Energy spectrum of three linearly coupled electron spins in a uniform magnetic field, following the labeling scheme indicated in Table 1, for two limiting cases: (a) $J\gg E_Z$, and (b) $E_Z\gg J$. For GaAs quantum dots, with a negative $g$ factor $\left(g=-0.44\right)$, $|Q_{3/2}\rangle$ is the ground state.

Figure 3

Possible qubit leakage dynamics $Q_{D^{\prime }}\left(t\right)$ in GaAs (red solid line). Both curves assume the same field gradients. (See the main text for the definitions of $\mu ,{\theta }_{12}$, and ${\theta }_{32}$.) The blue dashed curve corresponds to the case of a mean gradient ${\overline{B}}_{2\overline{1}2}^z\ne 0$ [40], while the red curve corresponds to ${\overline{B}}_{2\overline{1}2}^z=0$.

Figure 4

The coherence loss $\{1-\text{Re}\left[W^{\text{nFID}}\left(t\right)\right]\}$ (solid lines) and $\{1-\text{Re}\left[W^{\text{s,nFID}}\left(t\right)\right]\}$ (dotted lines) as a function of time, in log-log scale, based on Eqs. (21) and (22) for GaAs at (a) $B=0.1$ T and (b) $B=0.5$ T.

Figure 5

The nFID coherence function as a function of time, based on Eqs. (21) and (22) for GaAs. (a) $|W^{\text{nFID}}\left(t\right)|$ (black solid line), $\text{Re}\left[W^{\text{nFID}}\left(t\right)\right]$ (red dashed line), and $\text{Im}\left[W^{\text{nFID}}\left(t\right)\right]$ (green dotted line) at $B=0.5$ T with $N={10}^6$. (b) The comparison of $\text{Re}\left[W\right(t\left)\right]$ between the encoding and single-spin qubit made at $B=0.1$ T (blue solid line for the nFID and blue dotted line for the single-spin nFID) and at $B=0.5$ T (red dashed line for the nFID and red dash-dotted line for the single-spin nFID), with $N={10}^6$.

Figure 6

The coherence functions with the application of (a) Hahn echo and (b) 2-pulse CPMG sequence, for GaAs with $N={10}^6$ at $B=0.1$ T (blue solid line), $B=0.5$ T (red dashed line), and $B=1$ T (green dotted line).
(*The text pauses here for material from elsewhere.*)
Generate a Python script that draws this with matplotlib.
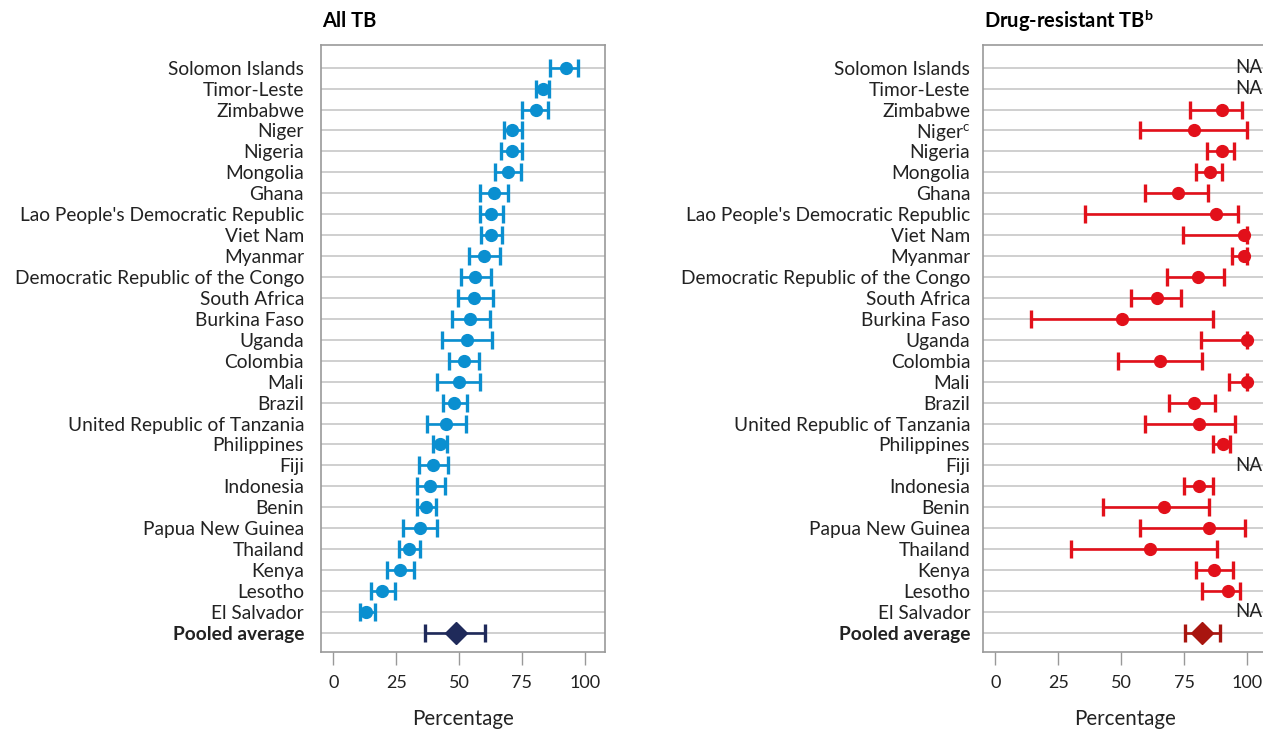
import numpy as np
import matplotlib.pyplot as plt

plt.rcParams['font.family'] = ['Lato', 'DejaVu Sans']
plt.rcParams['mathtext.fontset'] = 'custom'
plt.rcParams['mathtext.rm'] = 'Lato'
plt.rcParams['mathtext.bf'] = 'Lato:bold'

# countries, top to bottom
countries = ["Solomon Islands", "Timor-Leste", "Zimbabwe", "Niger", "Nigeria", "Mongolia",
             "Ghana", "Lao People's Democratic Republic", "Viet Nam", "Myanmar",
             "Democratic Republic of the Congo", "South Africa", "Burkina Faso", "Uganda",
             "Colombia", "Mali", "Brazil", "United Republic of Tanzania", "Philippines", "Fiji",
             "Indonesia", "Benin", "Papua New Guinea", "Thailand", "Kenya", "Lesotho", "El Salvador"]

# All TB: estimate, lower, upper
all_est = [92.4, 83.4, 80.4, 71.2, 71.0, 69.3, 63.8, 62.8, 62.6, 60.1, 56.5, 56.1, 54.4, 53.3,
           51.8, 49.8, 48.0, 44.9, 42.5, 39.7, 38.5, 36.9, 34.3, 30.0, 26.4, 19.2, 13.0]
all_lo = [86.1, 80.5, 75.0, 67.8, 66.6, 64.2, 58.5, 58.3, 58.6, 53.9, 50.7, 49.5, 47.2, 43.3,
          46.1, 41.3, 43.5, 37.3, 39.6, 34.0, 33.2, 33.2, 27.6, 26.0, 21.4, 15.0, 10.7]
all_hi = [97.1, 85.8, 85.2, 75.2, 75.2, 74.6, 69.4, 67.3, 67.0, 66.2, 62.6, 63.3, 62.2, 63.1,
          57.9, 58.3, 53.0, 52.8, 45.4, 45.8, 44.3, 40.8, 41.4, 34.4, 31.9, 24.5, 16.6]
all_pool = [48.6, 36.5, 60.5]

# Drug-resistant TB (None = NA)
dr_est = [None, None, 90.2, 79.1, 90.0, 85.3, 72.8, 87.6, 98.7, 99.0, 80.7, 64.3, 50.2, 100.0,
          65.4, 100.0, 78.9, 80.8, 90.4, None, 81.1, 67.1, 84.8, 61.4, 86.9, 92.4, None]
dr_lo = [None, None, 77.2, 57.7, 84.0, 79.9, 59.3, 35.7, 74.4, 93.9, 68.2, 53.8, 14.3, 81.9,
         48.9, 92.7, 69.2, 59.3, 86.4, None, 75.1, 42.7, 57.7, 30.2, 79.6, 82.0, None]
dr_hi = [None, None, 97.9, 100.0, 95.0, 90.0, 84.4, 96.3, 100.0, 100.0, 90.9, 74.0, 86.4, 100.0,
         82.0, 100.0, 87.3, 95.3, 93.1, None, 86.4, 84.9, 99.1, 88.0, 94.3, 97.1, None]
dr_pool = [82.3, 75.2, 89.4]

fig = plt.figure(figsize=(12.63, 7.31), dpi=100)
ax1 = fig.add_axes([0.2539, 0.1085, 0.2251, 0.8304])
ax2 = fig.add_axes([0.7781, 0.1085, 0.2251, 0.8304])

n = len(countries)
rows = np.arange(n + 1)

def style(ax, labels, pad):
    ax.set_xlim(-5, 108)
    ax.set_ylim(n + 0.9, -1.1)
    ax.set_yticks(rows)
    ax.set_yticklabels(labels, fontsize=13.8, color='#222222')
    ax.get_yticklabels()[-1].set_fontweight('bold')
    ax.tick_params(axis='y', length=0, pad=pad)
    ax.set_xticks([0, 25, 50, 75, 100])
    ax.tick_params(axis='x', length=9, color='#999999', width=1, labelsize=13, pad=8,
                   labelcolor='#222222')
    ax.grid(axis='y', color='#cccccc', linewidth=1.3)
    ax.set_axisbelow(True)
    for s in ax.spines.values():
        s.set_color('#999999')
        s.set_linewidth(1.2)
    ax.set_xlabel('Percentage', fontsize=14.8, labelpad=13, color='#222222')

style(ax1, countries + ['Pooled average'], 12)
dr_labels = list(countries)
dr_labels[3] = r'Niger$^{\mathrm{c}}$'
style(ax2, dr_labels + ['Pooled average'], 9)

blue = '#0a8fd0'
red = '#e2101a'

est = np.array(all_est)
ax1.errorbar(est, rows[:n], xerr=[est - np.array(all_lo), np.array(all_hi) - est],
             fmt='o', color=blue, ms=8.5, capsize=6.5, capthick=2.4, elinewidth=1.9, zorder=3)
ax1.errorbar([all_pool[0]], [n], xerr=[[all_pool[0] - all_pool[1]], [all_pool[2] - all_pool[0]]],
             fmt='D', color='#1f2a5a', ms=11, capsize=6.5, capthick=2.4, elinewidth=1.9, zorder=3)

for i in range(n):
    if dr_est[i] is None:
        ax2.text(106.0, i, 'NA', ha='right', va='center', fontsize=13.5, color='#222222')
        continue
    e = dr_est[i]
    ax2.errorbar([e], [i], xerr=[[e - dr_lo[i]], [dr_hi[i] - e]], fmt='o', color=red, ms=8.5,
                 capsize=6.5, capthick=2.4, elinewidth=1.9, zorder=3, clip_on=False)
ax2.errorbar([dr_pool[0]], [n], xerr=[[dr_pool[0] - dr_pool[1]], [dr_pool[2] - dr_pool[0]]],
             fmt='D', color='#a8150f', ms=11, capsize=6.5, capthick=2.4, elinewidth=1.9, zorder=3)

fig.text(322 / 1263, 1 - 21 / 731, 'All TB', fontsize=14.5, fontweight='bold', va='center')
fig.text(984 / 1263, 1 - 21 / 731, r'Drug-resistant TB$^{\mathbf{b}}$', fontsize=14.5,
         fontweight='bold', va='center')

fig.savefig('out.png', dpi=100)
In both panels, $N={10}^6$.

Figure 7

The coherence loss $\{1-\text{Re}[W\left(t\right)\left]\right\}$ for a GaAs triple dot at $B=0.1$ T in the case of nFID (black solid line, with the smallest slope) and with the application of a Hahn echo pulse (red solid line) and 2-pulse CPMG sequence (green solid line, with the largest slope). The dashed lines correspond to the relevant coherence loss for a single-spin qubit. We set $N={10}^6$ for all data.

Figure 8

$\text{Re}\left[W^{\text{nFID}}\left(t\right)\right]$ with $\Delta =0$ (black solid line), $\Delta =-J/2$ (red dashed line), and $\Delta =-0.73J$ (blue dotted line) at $B=0.5$ T for GaAs with $N={10}^6$. These $\Delta$ values correspond to the cases of $J_{23}=J_{12},J_{23}=J_{12}/2$, and $J_{23}=0.27J_{12}$. The inset shows $|W^{\text{nFID}}\left(t\right)|$ at short times for these three $\Delta$ values, which are very similar.